BP Seizes Opportunity to Expand Supercharging Network in the U.S. After Tesla Pullback

BP Plc is actively seeking to acquire Tesla Inc. supercharging sites and their associated personnel in the U.S. as part of a bold $1 billion expansion plan for its electric vehicle charging division. This initiative comes in response to Tesla’s recent decision to scale back its own supercharger development.

BP’s electric vehicle arm, bp pulse Americas, is on the hunt for prime real estate to broaden its charging infrastructure. “Following Tesla’s announcement, we are aggressively pursuing real estate acquisitions to expand our network,” said Sujay Sharma, CEO of bp pulse Americas. The company aims to invest $1 billion by 2030, with half of that amount allocated within the next two to three years to establish more than 3,000 new charging points nationwide. A significant element of this expansion involves constructing large-scale charging centers, dubbed Gigahubs, which will feature 12 or more chargers each.

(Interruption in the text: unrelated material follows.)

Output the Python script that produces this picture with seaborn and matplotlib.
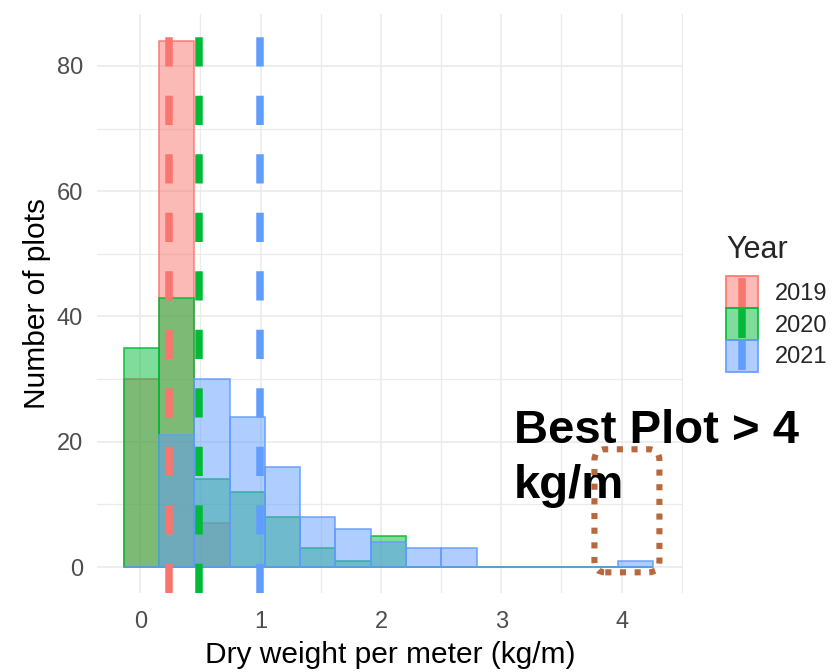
import numpy as np
import pandas as pd
import matplotlib
matplotlib.use("Agg")
import matplotlib.pyplot as plt
import seaborn as sns
from matplotlib.colors import to_rgba
from matplotlib.patches import Patch, Rectangle, FancyBboxPatch
from matplotlib.lines import Line2D
from matplotlib.legend_handler import HandlerBase
from matplotlib.ticker import MultipleLocator

# ---------------- data ----------------
years = ["2019", "2020", "2021"]
bin_edges = [-0.139, 0.1545, 0.448, 0.7415, 1.035, 1.3285, 1.622, 1.9155,
             2.209, 2.5025, 2.796, 3.0895, 3.383, 3.6765, 3.97, 4.2635]
bin_centers = [0.008, 0.301, 0.595, 0.888, 1.182, 1.475, 1.769, 2.062,
               2.356, 2.649, 2.943, 3.236, 3.530, 3.823, 4.117]
counts_2019 = [30, 84, 7, 0, 0, 0, 0, 0, 0, 0, 0, 0, 0, 0, 0]
counts_2020 = [35, 43, 14, 12, 8, 3, 1, 5, 0, 0, 0, 0, 0, 0, 0]
counts_2021 = [0, 21, 30, 24, 16, 8, 6, 4, 3, 3, 0, 0, 0, 0, 1]
mean_weight = [0.239, 0.484, 0.993]
year_colors = ["#F8766D", "#00BA38", "#619CFF"]
x_ticks = [0, 1, 2, 3, 4]
y_ticks = [0, 20, 40, 60, 80]

df = pd.DataFrame({
    "Year": np.repeat(years, len(bin_centers)),
    "weight": bin_centers * 3,
    "count": counts_2019 + counts_2020 + counts_2021,
})

# ---------------- style ----------------
sns.set_theme(style="white")
plt.rcParams["font.family"] = ["Liberation Sans", "DejaVu Sans"]

fig = plt.figure(figsize=(8.36, 6.72), dpi=100)
ax = fig.add_axes([97 / 836, 1 - 593 / 672, (683 - 97) / 836, (593 - 14) / 672])

for yr, col in zip(years, year_colors):
    sns.histplot(data=df[df["Year"] == yr], x="weight", weights="count",
                 bins=bin_edges, ax=ax, element="bars",
                 facecolor=to_rgba(col, 0.5), edgecolor=to_rgba(col, 0.85),
                 linewidth=1.2, zorder=2)

for m, col in zip(mean_weight, year_colors):
    ax.axvline(m, color=col, lw=5.4, dashes=(3.9, 3.9), zorder=3)

ax.set_xlim(-0.36, 4.51)
ax.set_ylim(-4.15, 88.3)
ax.set_xticks(x_ticks)
ax.set_yticks(y_ticks)
ax.xaxis.set_minor_locator(MultipleLocator(0.5))
ax.yaxis.set_minor_locator(MultipleLocator(10))
ax.grid(True, which="major", color="#EBEBEB", lw=1.2)
ax.grid(True, which="minor", color="#EBEBEB", lw=0.9)
ax.set_axisbelow(True)
for s in ax.spines.values():
    s.set_visible(False)
ax.tick_params(axis="both", which="both", length=0, labelsize=17,
               labelcolor="#4D4D4D")
ax.tick_params(axis="x", pad=13)
ax.tick_params(axis="y", pad=10)

ax.set_xlabel("Dry weight per meter (kg/m)", fontsize=21.5, color="black",
              labelpad=6)
ax.set_ylabel("Number of plots", fontsize=21.5, color="black", labelpad=4)

# annotation
ax.text(3.107, 25.3, "Best Plot > 4\nkg/m", fontsize=34, fontweight="bold",
        ha="left", va="top", color="black", linespacing=1.33, zorder=5)
box = FancyBboxPatch((3.774, -0.85), 0.54, 19.65,
                     boxstyle="round,pad=0,rounding_size=0.09",
                     mutation_aspect=19.3, fill=False, edgecolor="#B8683C",
                     lw=4.4, linestyle=(0, (1, 1.4)), zorder=6, clip_on=False)
ax.add_patch(box)


# legend: filled box with a vertical line through its centre
class KeyHandler(HandlerBase):
    def create_artists(self, legend, orig_handle, xdescent, ydescent,
                       width, height, fontsize, trans):
        col = orig_handle.get_edgecolor()
        rect = Rectangle((-xdescent, -ydescent), width, height,
                         facecolor=orig_handle.get_facecolor(),
                         edgecolor=col, lw=1.2, transform=trans)
        xm = -xdescent + width / 2
        line = Line2D([xm, xm], [-ydescent + 1, -ydescent + height - 1],
                      color=col, lw=5.4, solid_capstyle="butt",
                      transform=trans)
        return [rect, line]


handles = [Patch(facecolor=to_rgba(c, 0.5), edgecolor=c) for c in year_colors]
leg = fig.legend(handles, years, title="Year", loc="upper left",
                 bbox_to_anchor=(726 / 836, 1 - 235 / 672),
                 handler_map={Patch: KeyHandler()},
                 frameon=False, fontsize=17, title_fontsize=22,
                 handlelength=1.36, handleheight=1.7, labelspacing=0,
                 handletextpad=0.7, borderpad=0, borderaxespad=0,
                 alignment="left")
leg._legend_box.sep = 8

fig.savefig("out.png", dpi=100)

Sujay Sharma encourages real estate partners in need to reach out. “If there are stranded real estate partners seeking a new partnership, they should not hesitate to contact me directly or via LinkedIn,” he stated in a Bloomberg interview.

This strategic move is a direct response to Elon Musk’s decision to reduce the pace of expansion for Tesla’s Supercharger network by dismissing most of its team. This reduction poses risks to the adoption of electric vehicles in North America, where an estimated 400,000 ultra-fast chargers are needed by 2030 to support 40 million EVs, according to BloombergNEF. Currently, Tesla’s chargers constitute 74% of all high-speed charging infrastructure in the region.

Tesla’s network has expanded quickly and cost-effectively, often receiving the highest satisfaction ratings from EV drivers. This makes the approximately 500 laid-off Tesla employees highly attractive to competitors like BP. “We are actively looking for talented individuals and real estate opportunities to continue our growth despite the challenges,” Sharma added.

In the previous year, BP signed a deal to purchase around $100 million of Tesla’s supercharger hardware, with plans to begin deployment between this year and early 2025.

Other companies, including EVgo Inc., also view Tesla’s slowdown as beneficial for increasing their market share. “This marks a significant shift in the competitive dynamics within the charging sector,” said Badar Khan, CEO of EVgo, during the company’s earnings call on May 7. EVgo is also looking to hire former Tesla employees and is in discussions with site hosts impacted by Tesla’s strategy shift.

Following these developments, EVgo’s shares surged by over 13% on May 9, while Tesla’s shares fell by 1.6%. This reflects the market’s reaction to the evolving landscape in the electric vehicle charging market, with BP and others poised to fill the gap left by Tesla’s pullback.